Tuesday, August 3, 2010

The Two Budgeteers

Ah the dreaded sit down. The moment of truth. Er...moments. The night you actually, finally, sit down as a couple and work the budget. I remember this guy I used to work with, Andre. Andre was a cool guy, and singlemindedly focused on getting a financial leg up in the world. He was a newlywed, and a devotee of Dave Ramsey. During our thirty minute lunch break he would adjourn to his car, kick back the seat, and munch on a sack lunch as he listened to Dave Ramsey on the radio. At the time, I had a significant amount of debt, and I wanted to be as disciplined as he was. He was almost out of the woods. When I asked him about his path to financial perfection, he enthusiastically regurgitated Ramseyisms. I was impressed, not just with the fact that he was doing this, but that his wife was handling it so well. The thought of being told I couldn't go shopping by a husband was enough to make my armpits sweat a little and my heart palpitate.

"Oh, there were tears," Andre chuckled a bit ruefully. "She was reeeeaaal upset about cutting her shoe shopping money off, but she got with the program." I chafed at the thought.

Let's face it.

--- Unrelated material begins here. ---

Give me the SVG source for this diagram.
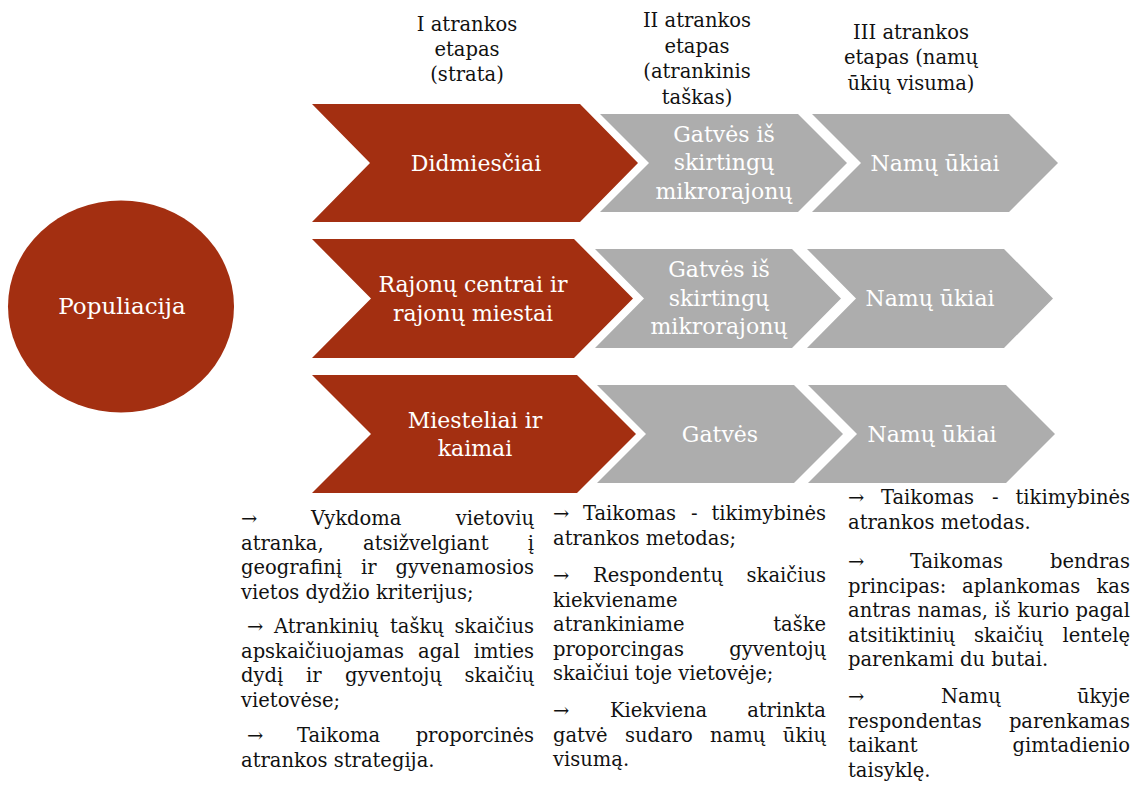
<svg xmlns="http://www.w3.org/2000/svg" width="1143" height="785" viewBox="0 0 1143 785">
<style>
.red{fill:#A32F11}
.gray{fill:#ADADAD}
.lbl{font-family:"DejaVu Serif","Liberation Serif",serif;font-size:22px;fill:#FFFFFF;text-anchor:middle}
.big{font-size:23px}
.hd{font-family:"DejaVu Serif","Liberation Serif",serif;font-size:19.5px;fill:#111111;text-anchor:middle}
.tx{font-family:"DejaVu Serif","Liberation Serif",serif;font-size:19.5px;fill:#111111}
.e{text-anchor:end}
</style>
<rect width="1143" height="785" fill="#FFFFFF"/>

<g id="headers">
<text class="hd"><tspan x="467" y="31">I atrankos</tspan><tspan x="467" y="56">etapas</tspan><tspan x="467" y="81">(strata)</tspan></text>
<text class="hd"><tspan x="697" y="27">II atrankos</tspan><tspan x="697" y="52.5">etapas</tspan><tspan x="697" y="78">(atrankinis</tspan><tspan x="697" y="103.5">taškas)</tspan></text>
<text class="hd"><tspan x="911" y="39">III atrankos</tspan><tspan x="911" y="64">etapas (namų</tspan><tspan x="911" y="89.5">ūkių visuma)</tspan></text>
</g>

<g id="connectors"></g>

<g id="populiacija">
<ellipse class="red" cx="121" cy="306.5" rx="113" ry="106"/>
<text class="lbl big" x="122" y="314">Populiacija</text>
</g>

<g id="didmiesciai">
<path class="red" d="M312,104 L580,104 L638,163 L580,222 L312,222 L370,163 Z"/>
<text class="lbl" x="476" y="171">Didmiesčiai</text>
</g>
<g id="gatves-1">
<path class="gray" d="M600,114 L798,114 L847,163 L798,212 L600,212 L649,163 Z"/>
<text class="lbl"><tspan x="724" y="141.5">Gatvės iš</tspan><tspan x="724" y="170">skirtingų</tspan><tspan x="724" y="198.5">mikrorajonų</tspan></text>
</g>
<g id="namu-ukiai-1">
<path class="gray" d="M812,114 L1009,114 L1058,163 L1009,212 L812,212 L861,163 Z"/>
<text class="lbl" x="935" y="171">Namų ūkiai</text>
</g>

<g id="rajonu-centrai">
<path class="red" d="M312,239 L574,239 L633,298.5 L574,358 L312,358 L371,298.5 Z"/>
<text class="lbl"><tspan x="473" y="292">Rajonų centrai ir</tspan><tspan x="473" y="320.5">rajonų miestai</tspan></text>
</g>
<g id="gatves-2">
<path class="gray" d="M595,249 L792,249 L841,298.5 L792,348 L595,348 L644,298.5 Z"/>
<text class="lbl"><tspan x="719" y="277">Gatvės iš</tspan><tspan x="719" y="305.5">skirtingų</tspan><tspan x="719" y="334">mikrorajonų</tspan></text>
</g>
<g id="namu-ukiai-2">
<path class="gray" d="M807,249 L1004,249 L1053,298.5 L1004,348 L807,348 L856,298.5 Z"/>
<text class="lbl" x="930" y="306">Namų ūkiai</text>
</g>

<g id="miesteliai">
<path class="red" d="M312,375 L577,375 L636,434 L577,493 L312,493 L371,434 Z"/>
<text class="lbl"><tspan x="475" y="427.5">Miesteliai ir</tspan><tspan x="475" y="456">kaimai</tspan></text>
</g>
<g id="gatves-3">
<path class="gray" d="M597,385 L794,385 L843,434 L794,483 L597,483 L646,434 Z"/>
<text class="lbl" x="720" y="442">Gatvės</text>
</g>
<g id="namu-ukiai-3">
<path class="gray" d="M808,385 L1006,385 L1055,434 L1006,483 L808,483 L857,434 Z"/>
<text class="lbl" x="932" y="442">Namų ūkiai</text>
</g>

<g id="notes-1">
<text class="tx" y="525"><tspan x="241">→</tspan><tspan x="311">Vykdoma</tspan><tspan x="534" class="e">vietovių</tspan></text>
<text class="tx" y="549.5"><tspan x="241">atranka,</tspan><tspan x="363">atsižvelgiant</tspan><tspan x="534" class="e">į</tspan></text>
<text class="tx" y="574"><tspan x="241">geografinį</tspan><tspan x="361">ir</tspan><tspan x="534" class="e">gyvenamosios</tspan></text>
<text class="tx" x="241" y="598.5">vietos dydžio kriterijus;</text>
<text class="tx" y="633"><tspan x="247">→</tspan><tspan x="274">Atrankinių</tspan><tspan x="390">taškų</tspan><tspan x="534" class="e">skaičius</tspan></text>
<text class="tx" y="657.5"><tspan x="241">apskaičiuojamas</tspan><tspan x="418">agal</tspan><tspan x="534" class="e">imties</tspan></text>
<text class="tx" y="682"><tspan x="241">dydį</tspan><tspan x="306">ir</tspan><tspan x="345">gyventojų</tspan><tspan x="534" class="e">skaičių</tspan></text>
<text class="tx" x="241" y="706.5">vietovėse;</text>
<text class="tx" y="742"><tspan x="247">→</tspan><tspan x="297">Taikoma</tspan><tspan x="534" class="e">proporcinės</tspan></text>
<text class="tx" x="241" y="766.5">atrankos strategija.</text>
</g>

<g id="notes-2">
<text class="tx" y="520"><tspan x="553">→</tspan><tspan x="583">Taikomas</tspan><tspan x="691">-</tspan><tspan x="826" class="e">tikimybinės</tspan></text>
<text class="tx" x="553" y="544.5">atrankos metodas;</text>
<text class="tx" y="582"><tspan x="553">→</tspan><tspan x="593">Respondentų</tspan><tspan x="826" class="e">skaičius</tspan></text>
<text class="tx" x="553" y="606.5">kiekviename</text>
<text class="tx" y="631"><tspan x="553">atrankiniame</tspan><tspan x="826" class="e">taške</tspan></text>
<text class="tx" y="655.5"><tspan x="553">proporcingas</tspan><tspan x="826" class="e">gyventojų</tspan></text>
<text class="tx" x="553" y="680">skaičiui toje vietovėje;</text>
<text class="tx" y="717"><tspan x="553">→</tspan><tspan x="610">Kiekviena</tspan><tspan x="826" class="e">atrinkta</tspan></text>
<text class="tx" y="741.5"><tspan x="553">gatvė</tspan><tspan x="625">sudaro</tspan><tspan x="710">namų</tspan><tspan x="826" class="e">ūkių</tspan></text>
<text class="tx" x="553" y="766">visumą.</text>
</g>

<g id="notes-3">
<text class="tx" y="504"><tspan x="848">→</tspan><tspan x="881">Taikomas</tspan><tspan x="992">-</tspan><tspan x="1130" class="e">tikimybinės</tspan></text>
<text class="tx" x="848" y="528.5">atrankos metodas.</text>
<text class="tx" y="568"><tspan x="848">→</tspan><tspan x="910">Taikomas</tspan><tspan x="1130" class="e">bendras</tspan></text>
<text class="tx" y="592.5"><tspan x="848">principas:</tspan><tspan x="962">aplankomas</tspan><tspan x="1130" class="e">kas</tspan></text>
<text class="tx" y="617"><tspan x="848">antras</tspan><tspan x="917.5">namas,</tspan><tspan x="994.5">iš</tspan><tspan x="1017.5">kurio</tspan><tspan x="1130" class="e">pagal</tspan></text>
<text class="tx" y="641.5"><tspan x="848">atsitiktinių</tspan><tspan x="974">skaičių</tspan><tspan x="1130" class="e">lentelę</tspan></text>
<text class="tx" x="848" y="666">parenkami du butai.</text>
<text class="tx" y="703"><tspan x="848">→</tspan><tspan x="941">Namų</tspan><tspan x="1130" class="e">ūkyje</tspan></text>
<text class="tx" y="727.5"><tspan x="848">respondentas</tspan><tspan x="1130" class="e">parenkamas</tspan></text>
<text class="tx" y="752"><tspan x="848">taikant</tspan><tspan x="1130" class="e">gimtadienio</tspan></text>
<text class="tx" x="848" y="776.5">taisyklę.</text>
</g>
</svg>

For my entire adult life, these size seven and a halfs have never felt the pinch as far as budgeting goes. I've never, ever considered not shopping. It's a sad thought, indeed.

And so far, Joe has been understanding of the fact that girls tend to cost more than boys. He seems to let it go without saying that I'll blow through some back to school dough, and then again at Christmas, and well, AGAIN at the beginning of summer. However, as we fill in our expenses on the budget spreadsheet, it becomes glaringly obvious that I am the big spender in this relationship. I cringe as I tell him how much a haircut costs. I wince as I concede that I don't need pedicures. I groan audibly when I add up the miscellaneous $2 Starbucks charges to find out that I have literally drunk $14 dollars a week--and they aren't even alcoholic!

The thing is, I have always been a "yes" person. Yes, I want to go out. Yes, I want a cute new skirt I don't need. Yes, I want to go to the Lady Gaga concert even though I can't stand her. Yes, yes, yes....I love the sound of the word. I like new experiences and doing fun things. I believe in the power of "yes".

Joe is a "no" man. The reality check. While some people might find this to be confining, I need that system of checks and balances. It's important we keep our goals in mind. It's important to realize that Starbucks doesn't grow on trees. He and I work toward a common goal, and I know that if I continue to buy whatever I want, we may never get into a house.

And I want a house! I want one badly enough that I now have to think before I spend, and that sucks a little bit. However, I also feel a sense of freedom in being able to say "no" to myself a little more. While I squirm at the idea of asking someone else if they're okay with me purchasing something, it also speaks to the fact that I'm not in this alone anymore. Consideration for my teammate, and vice versa, is part of this deal I signed up for.